Blow Up
Quando soube que “Blow-up”, de Michelangelo
Antonioni (1912-2007), baseado num conto do argentino Julio Cortázar
(1914-1984), seria homenageado por seus 50 anos de vida, gelei. Tive a péssima
intuição de que alguém poderia fazer um famigerado “remake caça-níqueis” de
Blow-Up, substituindo o denso suspense por cenas de monstrinho cansado
inventado por esgotados computadores, com direito a oportunista Ariana Glande
enchendo o saco no lugar do Yardbirds.
Alívio. Muito assediados pelos parasitas, os donos dos
direitos do filme disseram um sonoro não e a comemoração do cinquentão foi
maravilhosa: uma bela versão restaurada, bela, bem cuidada, que você encontra
por aí. Me disseram que está no NOW!
Para quem não assistiu, o filme gira em torno de um
fotógrafo de moda londrino
chamado Thomas (David Hemmings), que após passar a noite fazendo fotografias
para um livro de arte numa casa, volta para o estúdio atrasado para uma sessão com a supermodelo Veruschka.
Ele passa por um parque da cidade e por acaso fotografa
um casal. A mulher das fotos, Jane (Vanessa Redgrave), furiosa por ter
sido clicada (casada, estava com um amante), o segue até seu
estúdio e exige os negativos de Thomas, que lhe devolve um filme virgem.

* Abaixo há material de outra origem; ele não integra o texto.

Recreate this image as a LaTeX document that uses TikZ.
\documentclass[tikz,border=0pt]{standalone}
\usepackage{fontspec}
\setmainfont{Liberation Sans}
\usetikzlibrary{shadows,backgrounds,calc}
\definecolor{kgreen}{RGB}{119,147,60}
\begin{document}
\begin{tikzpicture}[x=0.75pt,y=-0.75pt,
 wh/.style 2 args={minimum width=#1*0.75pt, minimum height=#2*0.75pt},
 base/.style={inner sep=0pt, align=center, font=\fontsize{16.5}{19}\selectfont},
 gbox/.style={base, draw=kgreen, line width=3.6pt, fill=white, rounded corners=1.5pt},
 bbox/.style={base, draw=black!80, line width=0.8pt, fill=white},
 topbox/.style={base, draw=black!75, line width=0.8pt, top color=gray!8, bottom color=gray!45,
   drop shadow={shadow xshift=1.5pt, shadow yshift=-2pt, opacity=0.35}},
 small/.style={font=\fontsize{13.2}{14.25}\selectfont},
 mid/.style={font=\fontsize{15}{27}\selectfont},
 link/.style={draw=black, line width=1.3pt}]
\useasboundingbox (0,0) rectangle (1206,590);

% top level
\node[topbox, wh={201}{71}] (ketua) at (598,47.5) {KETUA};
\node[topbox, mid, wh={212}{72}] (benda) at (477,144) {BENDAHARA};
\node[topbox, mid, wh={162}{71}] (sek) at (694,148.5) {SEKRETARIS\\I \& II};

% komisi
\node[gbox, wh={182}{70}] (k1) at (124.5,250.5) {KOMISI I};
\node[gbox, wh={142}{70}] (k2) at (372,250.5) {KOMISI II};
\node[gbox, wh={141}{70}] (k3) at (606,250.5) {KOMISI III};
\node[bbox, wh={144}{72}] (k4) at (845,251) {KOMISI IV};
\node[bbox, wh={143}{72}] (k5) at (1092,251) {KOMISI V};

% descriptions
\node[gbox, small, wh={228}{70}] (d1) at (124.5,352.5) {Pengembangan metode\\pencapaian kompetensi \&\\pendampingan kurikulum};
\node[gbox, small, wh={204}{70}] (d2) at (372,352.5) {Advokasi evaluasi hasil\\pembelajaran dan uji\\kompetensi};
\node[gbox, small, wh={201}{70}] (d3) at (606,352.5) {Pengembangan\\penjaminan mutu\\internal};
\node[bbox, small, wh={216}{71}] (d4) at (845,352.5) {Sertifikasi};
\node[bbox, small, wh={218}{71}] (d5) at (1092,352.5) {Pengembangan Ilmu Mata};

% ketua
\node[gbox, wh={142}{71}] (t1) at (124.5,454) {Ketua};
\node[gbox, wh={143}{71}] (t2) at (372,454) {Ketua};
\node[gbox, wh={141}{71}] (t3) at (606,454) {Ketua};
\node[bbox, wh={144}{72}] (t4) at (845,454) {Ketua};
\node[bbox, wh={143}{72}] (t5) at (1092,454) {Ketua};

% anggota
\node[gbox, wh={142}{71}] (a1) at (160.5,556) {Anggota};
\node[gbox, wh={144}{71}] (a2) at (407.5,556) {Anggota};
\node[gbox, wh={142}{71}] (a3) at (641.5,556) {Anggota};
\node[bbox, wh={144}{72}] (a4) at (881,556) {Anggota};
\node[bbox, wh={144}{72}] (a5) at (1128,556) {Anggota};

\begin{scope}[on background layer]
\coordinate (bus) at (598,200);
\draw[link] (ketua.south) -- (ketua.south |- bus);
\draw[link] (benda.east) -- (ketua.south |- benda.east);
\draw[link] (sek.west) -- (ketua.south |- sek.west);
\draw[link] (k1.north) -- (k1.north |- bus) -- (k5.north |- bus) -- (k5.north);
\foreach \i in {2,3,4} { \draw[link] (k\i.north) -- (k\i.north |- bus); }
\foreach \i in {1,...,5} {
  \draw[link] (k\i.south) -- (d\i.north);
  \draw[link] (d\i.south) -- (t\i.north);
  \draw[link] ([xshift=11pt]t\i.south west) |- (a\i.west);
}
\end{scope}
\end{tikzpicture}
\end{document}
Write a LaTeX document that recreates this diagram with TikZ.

Curioso com a atitude, ao fazer seguidas ampliações (blowups) de
suas fotos no local, descobre o que acredita ser uma mão apontando uma arma
entre os arbustos do
parque.
A noite, ele volta ao parque e descobre um corpo no meio
da mata (será do amante de Jane?), mas sem a câmera, não pode fotografá-lo e
assustado com um barulho, deixa o local e encontra seu estúdio revirado e suas
fotos roubadas.
Ao retornar no dia seguinte ao parque, depois de mergulhar a
noite londrina (1966 foi o auge da efervescência cultural e revolução de
costumes da cidade) ele vê que o corpo desapareceu e acaba por não ter certeza
do que realmente viu.
Caminhando absorto pelo local, assiste numa quadra duas
pessoas jogando tênis por mímica, sem bolas nem raquetes.
Participando da cena, quando devolve a bola imaginária que lhe é lançada por um
dos jogadores, ele ouve o som da bola tocando o chão.
Assisti a versão restaurada de Blow-Up, sozinho no
cinema. Não havia mais ninguém na sala, uma experiência inédita e fantástica. A
tela, os atores, as cenas, o grande mistério, eu e mais ninguém. Quantos de nós
já sentimos algo que parece existir como bolas e raquetes de tênis invisíveis,
imagens em preto e branco de tiros prováveis com direto a corpos
largados?
Blow-Up parece dizer que temos direito ao delírio, a nos
tornar apaixonados e até obcecados por fantasias, como eu (e todos os
adolescentes do mundo) por Vanessa Redgrave na primeira vez que assisti, lá em
1968, com 12 anos. E, ainda, vastamente excitado com as duas modeletes que
brincaram com Thomas e acabaram nuas no estúdio de fotos, emboladas num ménage
à trois. Foi o primeiro nu frontal (de raspão, rápido) que vi na telona. Claro,
não entendi o filme. Com essa idade poucos conseguem entender os jogos do
absurdo.
Voltando ao presente, quando deixei o cinema deserto
(última sessão), estava chovendo. Caminhei lentamente, ruas vazias, árvores
aliviadas, as cenas de Blow-Up, o vazio existencial momentâneo e a certeza de
que há sim metáforas verdadeiras e verdades metafóricas.
Mas esse é outro papo.
P.S. - Alguns artistas já conhecidos em 1966
aparecem no filme, outros se tornariam celebridades depois dele. The Yardbirds, a primeira
banda conhecida de Jimmy Page e Jeff Beck, faz uma apresentação
num clube londrino e Antonioni pediu a Beck que refizesse a cena de Pete Townshend, do The Who, destruindo suas
guitarras e amplificadores no palco, ato pelo qual o cineasta era fascinado.
Veruschka, modelo já famosa na Europa, que interpreta a
si mesma, depois do filme se tornaria uma celebridade em todo mundo. Michael Palin, comediante
britânico que aparece numa das festas, alguns anos depois ficaria
internacionalmente famoso como um dos criadores do grupo Monty Phyton.